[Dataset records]
------------------------------

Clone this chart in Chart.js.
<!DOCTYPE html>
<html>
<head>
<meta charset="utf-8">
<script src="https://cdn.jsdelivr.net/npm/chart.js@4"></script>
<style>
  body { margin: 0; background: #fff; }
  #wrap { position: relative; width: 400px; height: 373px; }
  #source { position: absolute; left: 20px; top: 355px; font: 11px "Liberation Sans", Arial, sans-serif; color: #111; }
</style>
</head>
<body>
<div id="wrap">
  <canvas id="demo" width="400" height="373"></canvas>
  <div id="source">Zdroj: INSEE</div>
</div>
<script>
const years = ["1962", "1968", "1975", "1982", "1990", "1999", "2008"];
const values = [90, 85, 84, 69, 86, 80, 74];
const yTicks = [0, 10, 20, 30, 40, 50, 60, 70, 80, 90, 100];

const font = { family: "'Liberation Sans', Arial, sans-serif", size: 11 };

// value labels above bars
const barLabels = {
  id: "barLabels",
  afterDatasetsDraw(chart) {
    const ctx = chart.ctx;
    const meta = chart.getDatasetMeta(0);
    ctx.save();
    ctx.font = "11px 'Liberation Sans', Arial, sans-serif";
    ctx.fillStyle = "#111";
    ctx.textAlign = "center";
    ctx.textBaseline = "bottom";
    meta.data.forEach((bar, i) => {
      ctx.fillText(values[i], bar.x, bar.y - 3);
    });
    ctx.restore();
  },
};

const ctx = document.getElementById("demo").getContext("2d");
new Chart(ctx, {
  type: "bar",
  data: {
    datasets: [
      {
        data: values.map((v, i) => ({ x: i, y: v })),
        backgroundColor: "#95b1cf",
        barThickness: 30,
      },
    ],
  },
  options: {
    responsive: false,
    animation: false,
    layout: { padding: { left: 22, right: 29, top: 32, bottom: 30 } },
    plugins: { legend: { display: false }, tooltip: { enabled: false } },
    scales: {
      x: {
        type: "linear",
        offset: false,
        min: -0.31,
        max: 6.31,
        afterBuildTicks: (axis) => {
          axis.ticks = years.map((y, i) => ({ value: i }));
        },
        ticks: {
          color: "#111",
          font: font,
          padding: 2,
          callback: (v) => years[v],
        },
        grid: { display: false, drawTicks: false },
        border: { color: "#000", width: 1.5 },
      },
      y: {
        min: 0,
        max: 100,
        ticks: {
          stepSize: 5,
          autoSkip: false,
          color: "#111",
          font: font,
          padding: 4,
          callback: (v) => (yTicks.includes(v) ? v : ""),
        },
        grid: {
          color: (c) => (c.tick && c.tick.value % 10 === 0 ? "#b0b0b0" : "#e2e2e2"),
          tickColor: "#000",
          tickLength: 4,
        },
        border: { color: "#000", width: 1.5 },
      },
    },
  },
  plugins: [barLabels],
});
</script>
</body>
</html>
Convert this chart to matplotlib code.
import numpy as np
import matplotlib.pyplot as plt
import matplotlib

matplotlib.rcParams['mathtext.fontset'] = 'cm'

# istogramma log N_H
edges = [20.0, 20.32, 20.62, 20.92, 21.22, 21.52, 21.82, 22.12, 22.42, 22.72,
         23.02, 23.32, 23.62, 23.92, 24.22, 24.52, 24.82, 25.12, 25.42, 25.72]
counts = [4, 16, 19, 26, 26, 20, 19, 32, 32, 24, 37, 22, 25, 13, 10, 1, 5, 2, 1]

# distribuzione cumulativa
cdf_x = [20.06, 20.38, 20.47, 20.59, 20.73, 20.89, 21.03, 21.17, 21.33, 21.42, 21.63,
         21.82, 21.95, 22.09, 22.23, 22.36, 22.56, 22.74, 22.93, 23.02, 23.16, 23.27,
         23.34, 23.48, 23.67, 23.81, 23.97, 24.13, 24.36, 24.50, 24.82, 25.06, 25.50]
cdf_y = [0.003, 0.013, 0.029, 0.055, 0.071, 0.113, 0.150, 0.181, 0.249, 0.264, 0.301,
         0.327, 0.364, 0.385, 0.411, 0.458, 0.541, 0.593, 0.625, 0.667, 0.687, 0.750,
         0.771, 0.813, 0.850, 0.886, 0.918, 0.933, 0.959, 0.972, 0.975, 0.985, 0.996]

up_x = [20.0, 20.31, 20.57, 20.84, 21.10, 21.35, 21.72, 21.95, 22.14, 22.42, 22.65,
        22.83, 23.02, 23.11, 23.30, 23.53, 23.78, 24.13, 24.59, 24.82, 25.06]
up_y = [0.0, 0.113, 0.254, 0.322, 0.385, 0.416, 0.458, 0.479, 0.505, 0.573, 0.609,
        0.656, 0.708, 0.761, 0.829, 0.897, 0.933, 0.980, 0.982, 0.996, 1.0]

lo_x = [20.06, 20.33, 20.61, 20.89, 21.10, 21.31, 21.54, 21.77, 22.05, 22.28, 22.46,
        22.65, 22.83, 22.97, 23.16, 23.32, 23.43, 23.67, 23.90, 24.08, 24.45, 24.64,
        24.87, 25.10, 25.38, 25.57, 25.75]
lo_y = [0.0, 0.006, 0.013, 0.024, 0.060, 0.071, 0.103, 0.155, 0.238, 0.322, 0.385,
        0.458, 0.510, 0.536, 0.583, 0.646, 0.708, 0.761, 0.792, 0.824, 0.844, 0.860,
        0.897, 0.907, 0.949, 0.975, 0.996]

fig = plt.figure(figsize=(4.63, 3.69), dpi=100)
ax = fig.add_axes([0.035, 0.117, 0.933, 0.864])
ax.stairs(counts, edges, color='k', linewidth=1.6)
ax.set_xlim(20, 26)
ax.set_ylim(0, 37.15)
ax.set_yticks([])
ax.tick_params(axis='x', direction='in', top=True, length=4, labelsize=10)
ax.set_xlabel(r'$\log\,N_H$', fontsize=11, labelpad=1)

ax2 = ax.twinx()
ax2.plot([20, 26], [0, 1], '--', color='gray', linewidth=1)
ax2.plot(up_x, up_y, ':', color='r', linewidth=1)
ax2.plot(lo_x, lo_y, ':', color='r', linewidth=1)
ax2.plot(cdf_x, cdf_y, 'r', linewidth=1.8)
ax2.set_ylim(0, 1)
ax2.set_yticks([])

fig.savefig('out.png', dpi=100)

------------------------------

* _OBJECTIVE_
Using the entries above, quote each line verbatim from the first through the line that contains "80, 90, 100];".

* _RESULT OF THE EXERCISE_
Clone this chart in Chart.js.
<!DOCTYPE html>
<html>
<head>
<meta charset="utf-8">
<script src="https://cdn.jsdelivr.net/npm/chart.js@4"></script>
<style>
  body { margin: 0; background: #fff; }
  #wrap { position: relative; width: 400px; height: 373px; }
  #source { position: absolute; left: 20px; top: 355px; font: 11px "Liberation Sans", Arial, sans-serif; color: #111; }
</style>
</head>
<body>
<div id="wrap">
  <canvas id="demo" width="400" height="373"></canvas>
  <div id="source">Zdroj: INSEE</div>
</div>
<script>
const years = ["1962", "1968", "1975", "1982", "1990", "1999", "2008"];
const values = [90, 85, 84, 69, 86, 80, 74];
const yTicks = [0, 10, 20, 30, 40, 50, 60, 70, 80, 90, 100];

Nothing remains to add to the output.